I’ve listened to another great episode of Oxide and Friends on Requests for Discussion or RFD lately. And RFDs and Requests for Comments (RFC) kind of hit close to home for me.
In my previous role, we implemented a similar system as part of the decision process within our team. Every change that had touchpoints to other teams – For instance, a change on how we priced an add-on feature impacted the sales team, marketing and technical account management – are discussed by the broader team. A small change without impact on other tams would not need this.
To figure out where to draw the line between “needs a decision” and “can live in a ticket and get done with it” is the tricky one. But usually as soon as you start drafting your change, you will soon realize in which bucket the type of change shall land.
My feeling is that the RFD 1 of Oxide drives this need for a clear process. Because everything following after builds up on it. Which in itself is beautiful and helps to establish a thought out system design.

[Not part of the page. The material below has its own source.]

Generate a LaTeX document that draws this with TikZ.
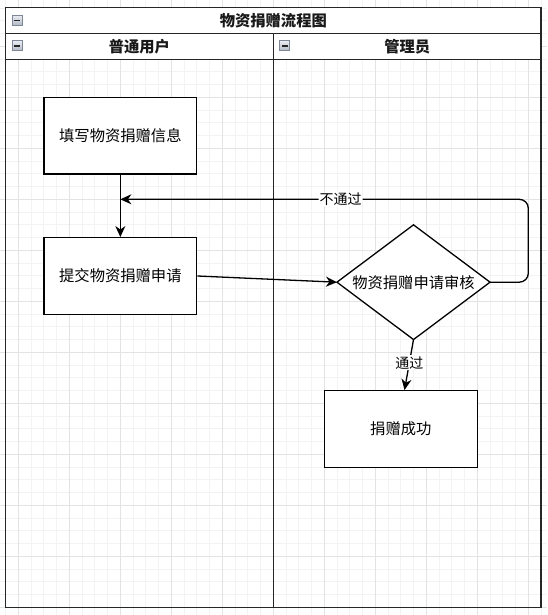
\documentclass[tikz,border=0pt]{standalone}
\usepackage{fontspec}
\setmainfont{Noto Sans CJK SC}
\usetikzlibrary{arrows.meta,shapes.geometric}
\definecolor{gridminor}{HTML}{F3F3F3}
\definecolor{gridmajor}{HTML}{E3E3E3}
\definecolor{framec}{HTML}{262626}
\definecolor{iconborder}{HTML}{7E8796}
\definecolor{icontop}{HTML}{E9ECF1}
\definecolor{iconbot}{HTML}{B2B9C6}
\begin{document}
\begin{tikzpicture}[x=1pt,y=-1pt,
  box/.style={draw=black, line width=1.3pt, fill=white, minimum width=152.7pt, minimum height=76.6pt, inner sep=0pt, font=\fontsize{15.3}{18}\selectfont},
  decarea/.style={rectangle, minimum width=152.7pt, minimum height=114.3pt, inner sep=0pt, font=\fontsize{15.3}{18}\selectfont},
  decline/.style={draw=black, line width=1.3pt, fill=white, line join=miter},
  flow/.style={draw=black, line width=1.3pt, -{Stealth[length=11pt,width=10pt,inset=3.5pt]}},
  elabel/.style={fill=white, inner sep=1pt, font=\fontsize{14}{16}\selectfont},
  hdr/.style={font=\bfseries\fontsize{15.3}{18}\selectfont, inner sep=0pt, text=black!90},
  iconbox/.style={draw=iconborder, line width=0.8pt, top color=icontop, bottom color=iconbot, minimum width=10pt, minimum height=10pt, inner sep=0pt,
    path picture={\draw[black!85, line width=1.5pt] ([xshift=1.7pt]path picture bounding box.west) -- ([xshift=-1.7pt]path picture bounding box.east);}},
  frame/.style={draw=framec, line width=1.3pt}
]
\useasboundingbox (0,0) rectangle (547,615);
% background grid
\foreach \k in {0,...,42}{\pgfmathsetmacro\gx{5.55+12.75*\k}\draw[gridminor, line width=1pt] (\gx,0) -- (\gx,615);}
\foreach \k in {0,...,47}{\pgfmathsetmacro\gy{607.3-12.75*\k}\draw[gridminor, line width=1pt] (0,\gy) -- (547,\gy);}
\foreach \k in {1,5,...,41}{\pgfmathsetmacro\gx{5.55+12.75*\k}\draw[gridmajor, line width=1pt] (\gx,0) -- (\gx,615);}
\foreach \k in {0,4,...,44}{\pgfmathsetmacro\gy{607.3-12.75*\k}\draw[gridmajor, line width=1pt] (0,\gy) -- (547,\gy);}
% pool frame
\fill[white] (5.55,7.7) rectangle (541.05,59.7);
\draw[frame] (5.55,7.7) rectangle (541.05,607.3);
\draw[frame] (5.55,33.7) -- (541.05,33.7);
\draw[frame] (5.55,59.7) -- (541.05,59.7);
\draw[frame] (273.3,33.7) -- (273.3,607.3);
% headers
\node[hdr] (title) at (273.3,20.9) {物资捐赠流程图};
\node[hdr] (lane1) at (139.4,46.9) {普通用户};
\node[hdr] (lane2) at (407.2,46.9) {管理员};
\node[iconbox] (ic0) at (17,20.3) {};
\node[iconbox] (ic1) at (17,45.9) {};
\node[iconbox] (ic2) at (284.8,45.9) {};
% flow nodes
\node[box] (b1) at (120.35,135.65) {填写物资捐赠信息};
\node[box] (b2) at (120.35,276) {提交物资捐赠申请};
\node[decarea] (dia) at (413.5,282.2) {};
\draw[decline] (dia.west) -- (dia.north) -- (dia.east) -- (dia.south) -- cycle;
\node[decarea] (diatext) at (dia.center) {物资捐赠申请审核};
\node[box] (b3) at (400.8,429) {捐赠成功};
\coordinate (lp) at (528.3,199.3);
\coordinate (j) at (b1.south |- lp);
% connectors
\draw[flow] (b1.south) -- (b2.north);
\draw[flow] (b2.east) -- (dia.west);
\draw[flow, rounded corners=9pt] (dia.east) -- (dia.east -| lp) -- (lp) -- node[elabel, pos=0.46] (l1) {不通过} (j);
\draw[flow] (dia.south) -- node[elabel, pos=0.46] (l2) {通过} ([xshift=-9pt]dia.south |- b3.north);
\end{tikzpicture}
\end{document}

With the knowledge that at some point an organization wants or needs to obtain a certification such as ISO27001 or SOC2, this will just help to get there quicker. As you have a lot of company intrinsic knowledge in the RFDs. In the end, I think RFDs are very structured, even more so compared with the decision process we ran.
A company handbook might be less structured, but is also a nice way to publish process and information of the company. But in the end you have what you have.
While having this implemented on a team level, it’s not a good and not a terrible solution, but in retrospect I still think a company should have the RFD or a Decision Process as a base layer that forces each team to handle things similarly. I’m thinking a lot on how I’d structure my next endeavor and what would need to be implemented better if I start from a green field, and an RFD is right up there as one of the foundational things.